De nombreux engins spatiaux à destination de Mars lancés par les États-Unis, la Russie et d'autres pays ont été perdus ou détruits au fil des ans ; le taux de réussite est de seulement 40 %, sans compter InSight.

La sonde à trois pattes s'est installée du côté ouest de la plaine d'Elysium, que visait la NASA.

Les musées, les planétariums et les bibliothèques des États-Unis avaient organisé des soirées d'observation pour suivre le déroulement des événements au JPL. La couverture de la NASA TV a également été retransmise sur l'écran géant de Times Square, à New York, où la foule se blottissait sous la pluie.

« Quelle journée extraordinaire pour notre pays », a déclaré Jim Bridenstine, qui présidait son premier atterrissage sur Mars en tant que patron de la NASA.

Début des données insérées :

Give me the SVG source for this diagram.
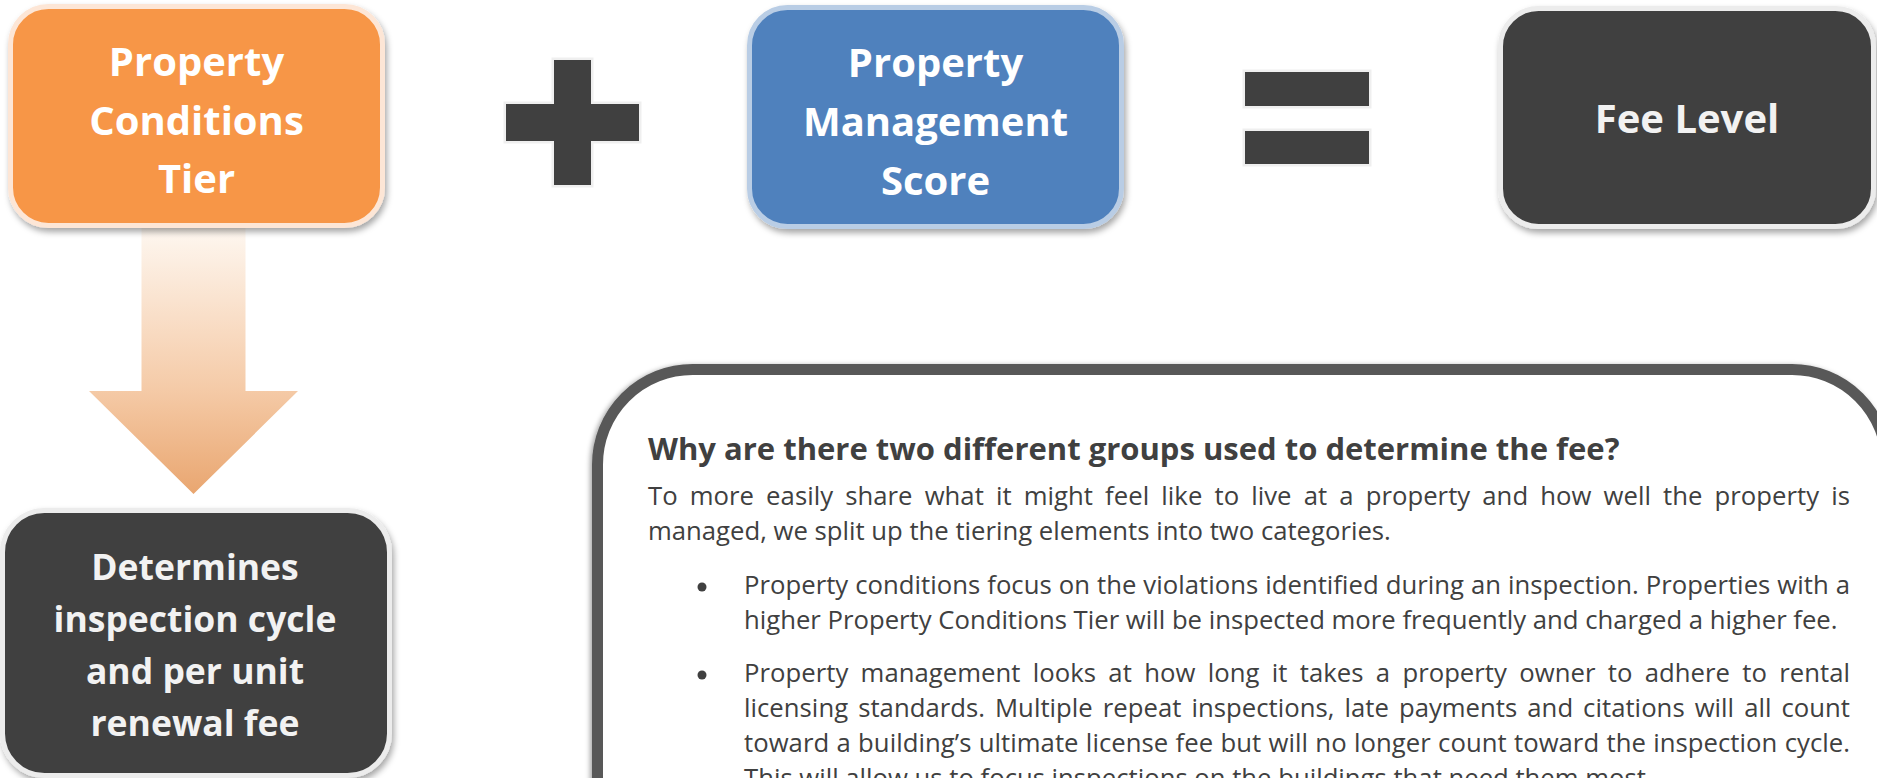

L'intérieur bien préservé de Mars fournira un cliché instantané de ce à quoi la Terre pourrait avoir ressemblé après sa formation il y a environ 4,5 milliards d'années, selon M. Banerdt. Alors que la Terre est sismique, Mars a « décidé de se reposer sur ses lauriers » après sa formation, a-t-il expliqué.

En examinant et en cartographiant l'intérieur de Mars, les scientifiques espèrent comprendre pourquoi les planètes rocheuses de notre système solaire sont si différentes et pourquoi la Terre est devenue un refuge pour la vie.

Malgré tout, il n'y a pas de détecteurs de vie à bord d'InSight. La prochaine mission de la NASA, le rover Mars 2020, partira à la recherche de roches pouvant contenir des traces de vie anciennes. La question de savoir si la vie a jamais existé dans le passé mouillé et humide de Mars est ce qui ramène la NASA vers elle.

Après l'amarrissage d'InSight, les deux satellites expérimentaux ont survolé Mars, leur tâche principale étant terminée. On a pris une dernière photo de la planète rouge que l'ingénieur en chef des satellites, Andy Klesh, a intitulée « Adieu à InSight... adieu à Mars ».